- What is asked -
Output the material beneath this task exactly, images excluded.

--- Information shown ---

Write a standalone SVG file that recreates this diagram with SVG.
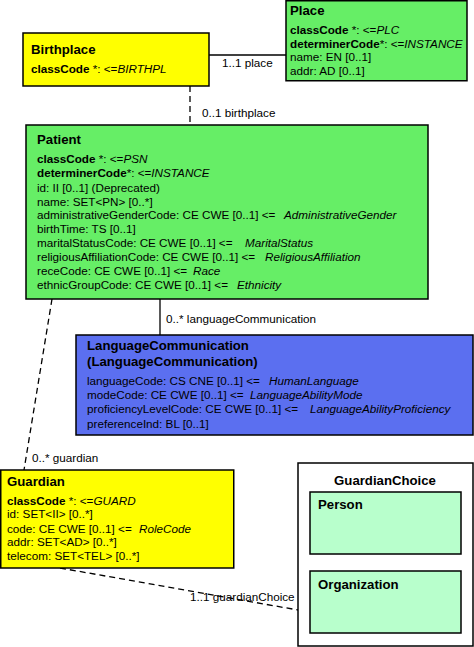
<svg xmlns="http://www.w3.org/2000/svg" width="474" height="647" viewBox="0 0 474 647">
<style>
text{font-family:"Liberation Sans",Arial,sans-serif;font-size:11.7px;fill:#000}
.t{font-weight:bold;font-size:13.2px}
.b{font-weight:bold}
.i{font-style:italic}
.box{stroke:#000;stroke-width:1.5}
.y{fill:#ffff00}
.g{fill:#66ee66}
.bl{fill:#5b6ff0}
.lg{fill:#b8ffcc}
.w{fill:#fff}
.c{fill:none;stroke:#000;stroke-width:1.3}
.d{stroke-dasharray:6,4}
</style>
<rect width="474" height="647" fill="#fff"/>
<g id="connectors">
<line class="c" x1="209" y1="55" x2="286" y2="55"/>
<text x="222" y="67">1..1 place</text>
<line class="c d" x1="190" y1="86" x2="190" y2="125"/>
<text x="202" y="117">0..1 birthplace</text>
<line class="c" x1="160" y1="299" x2="160" y2="335"/>
<text x="166" y="323">0..* languageCommunication</text>
<line class="c d" x1="52" y1="299" x2="24" y2="470"/>
<text x="32" y="462">0..* guardian</text>
<line class="c d" x1="60" y1="568" x2="298" y2="610"/>
<text x="190" y="601">1..1 guardianChoice</text>
</g>
<g id="birthplace">
<rect class="box y" x="23" y="33" width="186" height="53"/>
<text class="t" x="31" y="54">Birthplace</text>
<text x="31" y="73"><tspan class="b">classCode</tspan> *: &lt;=<tspan class="i">BIRTHPL</tspan></text>
</g>
<g id="place">
<rect class="box g" x="286" y="0.75" width="181" height="80"/>
<text class="t" x="290" y="15">Place</text>
<text x="290" y="34"><tspan class="b">classCode</tspan> *: &lt;=<tspan class="i">PLC</tspan></text>
<text x="290" y="48"><tspan class="b">determinerCode</tspan>*: &lt;=<tspan class="i">INSTANCE</tspan></text>
<text x="290" y="61">name: EN [0..1]</text>
<text x="290" y="75">addr: AD [0..1]</text>
</g>
<g id="patient">
<rect class="box g" x="26" y="125" width="402" height="174"/>
<text class="t" x="37" y="144">Patient</text>
<text x="37" y="163"><tspan class="b">classCode</tspan> *: &lt;=<tspan class="i">PSN</tspan></text>
<text x="37" y="177"><tspan class="b">determinerCode</tspan>*: &lt;=<tspan class="i">INSTANCE</tspan></text>
<text x="37" y="192">id: II [0..1] (Deprecated)</text>
<text x="37" y="206">name: SET&lt;PN&gt; [0..*]</text>
<text x="37" y="219">administrativeGenderCode: CE CWE [0..1] &lt;=</text>
<text class="i" x="284" y="219">AdministrativeGender</text>
<text x="37" y="233">birthTime: TS [0..1]</text>
<text x="37" y="247">maritalStatusCode: CE CWE [0..1] &lt;=</text>
<text class="i" x="245" y="247">MaritalStatus</text>
<text x="37" y="261">religiousAffiliationCode: CE CWE [0..1] &lt;=</text>
<text class="i" x="265" y="261">ReligiousAffiliation</text>
<text x="37" y="275">receCode: CE CWE [0..1] &lt;=</text>
<text class="i" x="193" y="275">Race</text>
<text x="37" y="289">ethnicGroupCode: CE CWE [0..1] &lt;=</text>
<text class="i" x="237" y="289">Ethnicity</text>
</g>
<g id="languageCommunication">
<rect class="box bl" x="76" y="335" width="397" height="100"/>
<text class="t" x="87" y="350">LanguageCommunication</text>
<text class="t" x="87" y="366">(LanguageCommunication)</text>
<text x="87" y="385">languageCode: CS CNE [0..1] &lt;=</text>
<text class="i" x="269" y="385">HumanLanguage</text>
<text x="87" y="399">modeCode: CE CWE [0..1] &lt;=</text>
<text class="i" x="250" y="399">LanguageAbilityMode</text>
<text x="87" y="413">proficiencyLevelCode: CE CWE [0..1] &lt;=</text>
<text class="i" x="310" y="413">LanguageAbilityProficiency</text>
<text x="87" y="428">preferenceInd: BL [0..1]</text>
</g>
<g id="guardian">
<rect class="box y" x="0.75" y="470" width="233" height="98"/>
<text class="t" x="7" y="486">Guardian</text>
<text x="7" y="505"><tspan class="b">classCode</tspan> *: &lt;=<tspan class="i">GUARD</tspan></text>
<text x="7" y="518">id: SET&lt;II&gt; [0..*]</text>
<text x="7" y="533">code: CE CWE [0..1] &lt;=</text>
<text class="i" x="139" y="533">RoleCode</text>
<text x="7" y="546">addr: SET&lt;AD&gt; [0..*]</text>
<text x="7" y="560">telecom: SET&lt;TEL&gt; [0..*]</text>
</g>
<g id="guardianChoice">
<rect class="box w" x="298" y="463" width="175" height="183"/>
<text class="t" x="385" y="485" text-anchor="middle">GuardianChoice</text>
<g id="person">
<rect class="box lg" x="310" y="492" width="151" height="62"/>
<text class="t" x="318" y="509">Person</text>
</g>
<g id="organization">
<rect class="box lg" x="310" y="571" width="151" height="62"/>
<text class="t" x="318" y="589">Organization</text>
</g>
</g>
</svg>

---

- Response -
Write a standalone SVG file that recreates this diagram with SVG.
<svg xmlns="http://www.w3.org/2000/svg" width="474" height="647" viewBox="0 0 474 647">
<style>
text{font-family:"Liberation Sans",Arial,sans-serif;font-size:11.7px;fill:#000}
.t{font-weight:bold;font-size:13.2px}
.b{font-weight:bold}
.i{font-style:italic}
.box{stroke:#000;stroke-width:1.5}
.y{fill:#ffff00}
.g{fill:#66ee66}
.bl{fill:#5b6ff0}
.lg{fill:#b8ffcc}
.w{fill:#fff}
.c{fill:none;stroke:#000;stroke-width:1.3}
.d{stroke-dasharray:6,4}
</style>
<rect width="474" height="647" fill="#fff"/>
<g id="connectors">
<line class="c" x1="209" y1="55" x2="286" y2="55"/>
<text x="222" y="67">1..1 place</text>
<line class="c d" x1="190" y1="86" x2="190" y2="125"/>
<text x="202" y="117">0..1 birthplace</text>
<line class="c" x1="160" y1="299" x2="160" y2="335"/>
<text x="166" y="323">0..* languageCommunication</text>
<line class="c d" x1="52" y1="299" x2="24" y2="470"/>
<text x="32" y="462">0..* guardian</text>
<line class="c d" x1="60" y1="568" x2="298" y2="610"/>
<text x="190" y="601">1..1 guardianChoice</text>
</g>
<g id="birthplace">
<rect class="box y" x="23" y="33" width="186" height="53"/>
<text class="t" x="31" y="54">Birthplace</text>
<text x="31" y="73"><tspan class="b">classCode</tspan> *: &lt;=<tspan class="i">BIRTHPL</tspan></text>
</g>
<g id="place">
<rect class="box g" x="286" y="0.75" width="181" height="80"/>
<text class="t" x="290" y="15">Place</text>
<text x="290" y="34"><tspan class="b">classCode</tspan> *: &lt;=<tspan class="i">PLC</tspan></text>
<text x="290" y="48"><tspan class="b">determinerCode</tspan>*: &lt;=<tspan class="i">INSTANCE</tspan></text>
<text x="290" y="61">name: EN [0..1]</text>
<text x="290" y="75">addr: AD [0..1]</text>
</g>
<g id="patient">
<rect class="box g" x="26" y="125" width="402" height="174"/>
<text class="t" x="37" y="144">Patient</text>
<text x="37" y="163"><tspan class="b">classCode</tspan> *: &lt;=<tspan class="i">PSN</tspan></text>
<text x="37" y="177"><tspan class="b">determinerCode</tspan>*: &lt;=<tspan class="i">INSTANCE</tspan></text>
<text x="37" y="192">id: II [0..1] (Deprecated)</text>
<text x="37" y="206">name: SET&lt;PN&gt; [0..*]</text>
<text x="37" y="219">administrativeGenderCode: CE CWE [0..1] &lt;=</text>
<text class="i" x="284" y="219">AdministrativeGender</text>
<text x="37" y="233">birthTime: TS [0..1]</text>
<text x="37" y="247">maritalStatusCode: CE CWE [0..1] &lt;=</text>
<text class="i" x="245" y="247">MaritalStatus</text>
<text x="37" y="261">religiousAffiliationCode: CE CWE [0..1] &lt;=</text>
<text class="i" x="265" y="261">ReligiousAffiliation</text>
<text x="37" y="275">receCode: CE CWE [0..1] &lt;=</text>
<text class="i" x="193" y="275">Race</text>
<text x="37" y="289">ethnicGroupCode: CE CWE [0..1] &lt;=</text>
<text class="i" x="237" y="289">Ethnicity</text>
</g>
<g id="languageCommunication">
<rect class="box bl" x="76" y="335" width="397" height="100"/>
<text class="t" x="87" y="350">LanguageCommunication</text>
<text class="t" x="87" y="366">(LanguageCommunication)</text>
<text x="87" y="385">languageCode: CS CNE [0..1] &lt;=</text>
<text class="i" x="269" y="385">HumanLanguage</text>
<text x="87" y="399">modeCode: CE CWE [0..1] &lt;=</text>
<text class="i" x="250" y="399">LanguageAbilityMode</text>
<text x="87" y="413">proficiencyLevelCode: CE CWE [0..1] &lt;=</text>
<text class="i" x="310" y="413">LanguageAbilityProficiency</text>
<text x="87" y="428">preferenceInd: BL [0..1]</text>
</g>
<g id="guardian">
<rect class="box y" x="0.75" y="470" width="233" height="98"/>
<text class="t" x="7" y="486">Guardian</text>
<text x="7" y="505"><tspan class="b">classCode</tspan> *: &lt;=<tspan class="i">GUARD</tspan></text>
<text x="7" y="518">id: SET&lt;II&gt; [0..*]</text>
<text x="7" y="533">code: CE CWE [0..1] &lt;=</text>
<text class="i" x="139" y="533">RoleCode</text>
<text x="7" y="546">addr: SET&lt;AD&gt; [0..*]</text>
<text x="7" y="560">telecom: SET&lt;TEL&gt; [0..*]</text>
</g>
<g id="guardianChoice">
<rect class="box w" x="298" y="463" width="175" height="183"/>
<text class="t" x="385" y="485" text-anchor="middle">GuardianChoice</text>
<g id="person">
<rect class="box lg" x="310" y="492" width="151" height="62"/>
<text class="t" x="318" y="509">Person</text>
</g>
<g id="organization">
<rect class="box lg" x="310" y="571" width="151" height="62"/>
<text class="t" x="318" y="589">Organization</text>
</g>
</g>
</svg>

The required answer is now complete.